Source code of charts:
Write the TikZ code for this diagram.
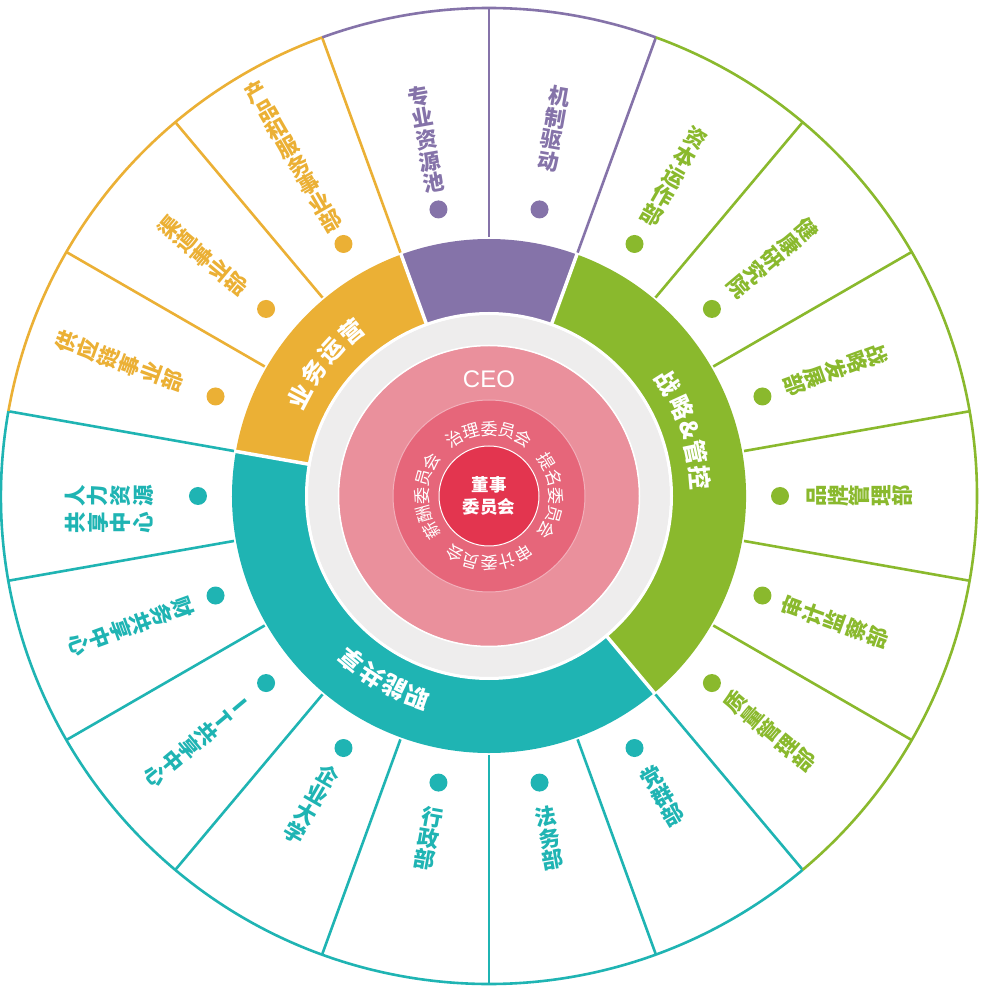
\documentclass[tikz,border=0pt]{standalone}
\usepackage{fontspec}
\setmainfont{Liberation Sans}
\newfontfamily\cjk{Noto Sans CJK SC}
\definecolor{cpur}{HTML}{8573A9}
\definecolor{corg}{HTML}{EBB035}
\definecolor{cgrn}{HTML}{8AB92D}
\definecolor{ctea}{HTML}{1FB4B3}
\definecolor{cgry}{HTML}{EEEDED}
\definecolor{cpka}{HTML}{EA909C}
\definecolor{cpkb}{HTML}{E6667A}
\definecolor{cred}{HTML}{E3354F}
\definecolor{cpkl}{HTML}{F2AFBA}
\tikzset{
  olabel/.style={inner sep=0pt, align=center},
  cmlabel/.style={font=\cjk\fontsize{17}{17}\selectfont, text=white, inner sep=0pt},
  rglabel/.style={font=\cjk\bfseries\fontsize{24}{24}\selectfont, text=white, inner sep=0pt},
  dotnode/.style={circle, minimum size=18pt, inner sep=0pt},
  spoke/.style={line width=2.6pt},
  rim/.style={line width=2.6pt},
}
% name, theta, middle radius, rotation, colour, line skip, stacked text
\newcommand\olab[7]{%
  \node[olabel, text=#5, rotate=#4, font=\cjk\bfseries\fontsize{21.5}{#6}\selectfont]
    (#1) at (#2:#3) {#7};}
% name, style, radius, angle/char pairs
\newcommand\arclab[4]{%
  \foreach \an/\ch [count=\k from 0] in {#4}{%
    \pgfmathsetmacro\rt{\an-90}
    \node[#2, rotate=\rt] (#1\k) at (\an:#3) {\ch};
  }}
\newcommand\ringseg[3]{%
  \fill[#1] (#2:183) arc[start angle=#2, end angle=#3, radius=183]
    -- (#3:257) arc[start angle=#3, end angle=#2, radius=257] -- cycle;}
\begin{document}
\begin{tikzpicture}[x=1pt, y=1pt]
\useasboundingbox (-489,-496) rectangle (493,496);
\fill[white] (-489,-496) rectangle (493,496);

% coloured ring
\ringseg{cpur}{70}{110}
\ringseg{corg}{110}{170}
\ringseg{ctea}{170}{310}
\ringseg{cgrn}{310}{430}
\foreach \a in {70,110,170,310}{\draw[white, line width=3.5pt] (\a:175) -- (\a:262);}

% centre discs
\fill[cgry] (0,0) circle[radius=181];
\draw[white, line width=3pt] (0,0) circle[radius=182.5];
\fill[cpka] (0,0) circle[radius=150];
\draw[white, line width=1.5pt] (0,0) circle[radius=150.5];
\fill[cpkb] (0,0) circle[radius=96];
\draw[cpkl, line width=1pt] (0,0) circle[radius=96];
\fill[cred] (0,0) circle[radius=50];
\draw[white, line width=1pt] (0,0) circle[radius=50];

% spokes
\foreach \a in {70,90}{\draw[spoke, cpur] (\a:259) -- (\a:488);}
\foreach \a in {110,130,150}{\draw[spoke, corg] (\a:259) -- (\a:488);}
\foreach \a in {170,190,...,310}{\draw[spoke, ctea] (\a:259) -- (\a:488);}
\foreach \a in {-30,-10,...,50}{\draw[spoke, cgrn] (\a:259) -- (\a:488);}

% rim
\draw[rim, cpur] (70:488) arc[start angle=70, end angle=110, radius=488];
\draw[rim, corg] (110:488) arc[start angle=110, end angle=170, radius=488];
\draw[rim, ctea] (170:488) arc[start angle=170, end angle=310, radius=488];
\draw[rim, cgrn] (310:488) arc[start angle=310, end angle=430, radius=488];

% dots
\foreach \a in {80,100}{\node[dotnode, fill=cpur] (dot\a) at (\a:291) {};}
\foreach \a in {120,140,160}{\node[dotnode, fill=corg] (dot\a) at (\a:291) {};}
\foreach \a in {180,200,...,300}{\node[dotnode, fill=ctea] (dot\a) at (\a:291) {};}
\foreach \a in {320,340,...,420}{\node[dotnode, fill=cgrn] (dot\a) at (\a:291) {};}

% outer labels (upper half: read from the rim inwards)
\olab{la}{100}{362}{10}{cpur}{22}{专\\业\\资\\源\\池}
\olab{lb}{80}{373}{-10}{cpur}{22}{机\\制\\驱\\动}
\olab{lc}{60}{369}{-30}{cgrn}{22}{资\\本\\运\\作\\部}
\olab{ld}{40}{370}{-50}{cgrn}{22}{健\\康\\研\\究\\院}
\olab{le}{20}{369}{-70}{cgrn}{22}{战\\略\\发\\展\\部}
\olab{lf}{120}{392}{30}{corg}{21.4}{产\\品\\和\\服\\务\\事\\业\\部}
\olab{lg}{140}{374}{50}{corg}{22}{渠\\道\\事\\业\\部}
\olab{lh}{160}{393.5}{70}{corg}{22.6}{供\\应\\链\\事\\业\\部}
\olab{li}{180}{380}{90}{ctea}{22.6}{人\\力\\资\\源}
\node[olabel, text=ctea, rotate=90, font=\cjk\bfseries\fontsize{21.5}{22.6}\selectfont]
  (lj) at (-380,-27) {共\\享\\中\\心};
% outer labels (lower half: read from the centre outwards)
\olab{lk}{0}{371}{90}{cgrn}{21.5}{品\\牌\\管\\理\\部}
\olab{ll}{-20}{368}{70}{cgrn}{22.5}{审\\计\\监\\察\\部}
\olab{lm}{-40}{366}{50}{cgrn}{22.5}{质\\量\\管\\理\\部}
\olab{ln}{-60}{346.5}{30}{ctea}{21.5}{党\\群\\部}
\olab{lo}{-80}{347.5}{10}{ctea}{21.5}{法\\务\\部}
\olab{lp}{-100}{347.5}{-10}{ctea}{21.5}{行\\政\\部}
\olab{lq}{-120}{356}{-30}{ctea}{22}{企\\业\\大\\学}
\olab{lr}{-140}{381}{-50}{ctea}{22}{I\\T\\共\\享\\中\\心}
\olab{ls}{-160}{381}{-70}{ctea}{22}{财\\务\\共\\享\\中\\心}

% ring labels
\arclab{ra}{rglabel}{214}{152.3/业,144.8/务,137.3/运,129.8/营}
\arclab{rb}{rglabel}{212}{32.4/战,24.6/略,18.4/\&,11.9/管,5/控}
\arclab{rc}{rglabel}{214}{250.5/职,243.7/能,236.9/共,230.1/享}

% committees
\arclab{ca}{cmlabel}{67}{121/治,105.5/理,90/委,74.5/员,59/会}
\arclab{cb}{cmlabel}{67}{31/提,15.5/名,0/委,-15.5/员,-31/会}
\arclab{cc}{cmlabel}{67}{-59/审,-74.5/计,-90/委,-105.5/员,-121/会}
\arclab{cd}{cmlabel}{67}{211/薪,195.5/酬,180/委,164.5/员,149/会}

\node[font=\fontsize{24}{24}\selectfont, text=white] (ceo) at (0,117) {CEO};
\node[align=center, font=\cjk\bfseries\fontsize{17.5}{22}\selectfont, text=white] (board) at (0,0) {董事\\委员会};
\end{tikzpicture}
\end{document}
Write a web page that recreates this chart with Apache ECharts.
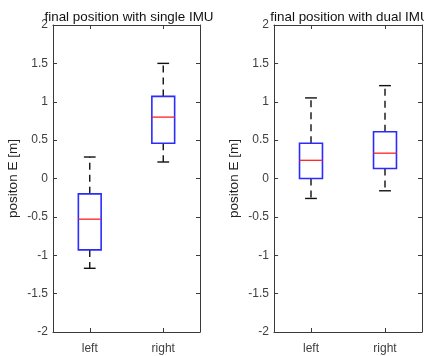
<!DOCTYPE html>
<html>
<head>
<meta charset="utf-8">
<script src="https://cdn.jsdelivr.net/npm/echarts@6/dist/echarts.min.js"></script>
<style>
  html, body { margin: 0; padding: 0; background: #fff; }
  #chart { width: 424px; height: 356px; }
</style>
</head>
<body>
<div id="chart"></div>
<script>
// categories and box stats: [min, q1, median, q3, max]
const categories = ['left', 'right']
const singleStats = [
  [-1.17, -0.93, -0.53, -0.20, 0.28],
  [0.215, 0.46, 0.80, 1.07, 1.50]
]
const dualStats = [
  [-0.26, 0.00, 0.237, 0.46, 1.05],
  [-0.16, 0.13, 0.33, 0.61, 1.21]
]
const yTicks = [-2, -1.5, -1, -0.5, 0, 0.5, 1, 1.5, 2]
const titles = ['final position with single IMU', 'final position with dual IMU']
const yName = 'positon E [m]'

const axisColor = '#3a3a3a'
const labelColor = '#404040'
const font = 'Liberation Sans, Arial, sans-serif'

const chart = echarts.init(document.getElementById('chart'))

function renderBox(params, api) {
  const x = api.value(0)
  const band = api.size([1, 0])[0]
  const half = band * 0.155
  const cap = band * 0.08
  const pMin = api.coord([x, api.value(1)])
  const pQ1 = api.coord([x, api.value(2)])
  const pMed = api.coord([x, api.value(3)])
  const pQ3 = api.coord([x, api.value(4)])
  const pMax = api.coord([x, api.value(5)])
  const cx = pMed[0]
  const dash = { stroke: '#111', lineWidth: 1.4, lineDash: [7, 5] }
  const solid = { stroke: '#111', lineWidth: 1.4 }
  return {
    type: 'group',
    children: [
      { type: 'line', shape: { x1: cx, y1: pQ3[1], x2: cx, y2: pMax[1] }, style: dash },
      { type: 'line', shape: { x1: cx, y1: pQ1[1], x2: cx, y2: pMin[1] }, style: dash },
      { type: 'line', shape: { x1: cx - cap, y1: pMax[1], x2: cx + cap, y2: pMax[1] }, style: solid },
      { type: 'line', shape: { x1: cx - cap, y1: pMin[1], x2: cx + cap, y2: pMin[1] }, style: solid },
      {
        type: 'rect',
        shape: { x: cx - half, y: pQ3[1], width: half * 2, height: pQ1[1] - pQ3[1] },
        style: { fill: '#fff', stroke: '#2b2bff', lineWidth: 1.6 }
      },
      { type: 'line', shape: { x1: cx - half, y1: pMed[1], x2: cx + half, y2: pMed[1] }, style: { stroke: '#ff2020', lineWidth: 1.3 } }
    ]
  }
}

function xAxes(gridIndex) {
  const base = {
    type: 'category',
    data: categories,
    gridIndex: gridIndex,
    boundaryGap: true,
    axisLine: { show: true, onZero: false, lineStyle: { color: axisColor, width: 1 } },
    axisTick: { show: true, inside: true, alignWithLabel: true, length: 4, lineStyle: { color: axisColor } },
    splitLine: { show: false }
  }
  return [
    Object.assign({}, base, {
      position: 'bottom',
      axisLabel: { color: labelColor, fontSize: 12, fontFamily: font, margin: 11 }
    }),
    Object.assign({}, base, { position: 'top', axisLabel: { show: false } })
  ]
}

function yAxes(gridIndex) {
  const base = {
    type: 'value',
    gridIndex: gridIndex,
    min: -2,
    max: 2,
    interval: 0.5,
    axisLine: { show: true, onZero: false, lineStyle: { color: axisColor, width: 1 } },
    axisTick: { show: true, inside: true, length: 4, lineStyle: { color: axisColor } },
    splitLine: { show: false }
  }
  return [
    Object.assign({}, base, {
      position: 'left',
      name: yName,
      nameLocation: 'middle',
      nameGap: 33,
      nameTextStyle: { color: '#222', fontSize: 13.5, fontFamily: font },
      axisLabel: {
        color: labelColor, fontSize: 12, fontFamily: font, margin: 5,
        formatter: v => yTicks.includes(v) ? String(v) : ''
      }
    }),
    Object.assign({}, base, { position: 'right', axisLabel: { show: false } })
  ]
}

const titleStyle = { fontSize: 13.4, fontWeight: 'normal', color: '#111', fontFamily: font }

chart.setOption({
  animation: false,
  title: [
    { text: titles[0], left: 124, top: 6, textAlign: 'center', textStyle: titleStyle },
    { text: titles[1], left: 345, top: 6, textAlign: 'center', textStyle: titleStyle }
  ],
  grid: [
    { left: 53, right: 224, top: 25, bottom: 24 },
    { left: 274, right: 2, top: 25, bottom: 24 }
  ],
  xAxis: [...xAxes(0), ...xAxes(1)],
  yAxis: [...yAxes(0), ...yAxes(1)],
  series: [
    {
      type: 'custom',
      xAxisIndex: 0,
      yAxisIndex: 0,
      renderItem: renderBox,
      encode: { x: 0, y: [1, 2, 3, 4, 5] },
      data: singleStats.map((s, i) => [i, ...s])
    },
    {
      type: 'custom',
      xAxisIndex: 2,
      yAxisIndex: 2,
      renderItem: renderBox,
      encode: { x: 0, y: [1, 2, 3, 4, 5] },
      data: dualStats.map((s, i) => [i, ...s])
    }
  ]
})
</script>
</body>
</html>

▶ WORK TO COMPLETE:
Keep the images out of the copy. Repeat word for word only the lines from the one containing "Write a web" through the one containing "const chart = echarts.init(document.getElementById('chart'))", both ends included.

▶ FULL SOLUTION:
Write a web page that recreates this chart with Apache ECharts.
<!DOCTYPE html>
<html>
<head>
<meta charset="utf-8">
<script src="https://cdn.jsdelivr.net/npm/echarts@6/dist/echarts.min.js"></script>
<style>
  html, body { margin: 0; padding: 0; background: #fff; }
  #chart { width: 424px; height: 356px; }
</style>
</head>
<body>
<div id="chart"></div>
<script>
// categories and box stats: [min, q1, median, q3, max]
const categories = ['left', 'right']
const singleStats = [
  [-1.17, -0.93, -0.53, -0.20, 0.28],
  [0.215, 0.46, 0.80, 1.07, 1.50]
]
const dualStats = [
  [-0.26, 0.00, 0.237, 0.46, 1.05],
  [-0.16, 0.13, 0.33, 0.61, 1.21]
]
const yTicks = [-2, -1.5, -1, -0.5, 0, 0.5, 1, 1.5, 2]
const titles = ['final position with single IMU', 'final position with dual IMU']
const yName = 'positon E [m]'

const axisColor = '#3a3a3a'
const labelColor = '#404040'
const font = 'Liberation Sans, Arial, sans-serif'

const chart = echarts.init(document.getElementById('chart'))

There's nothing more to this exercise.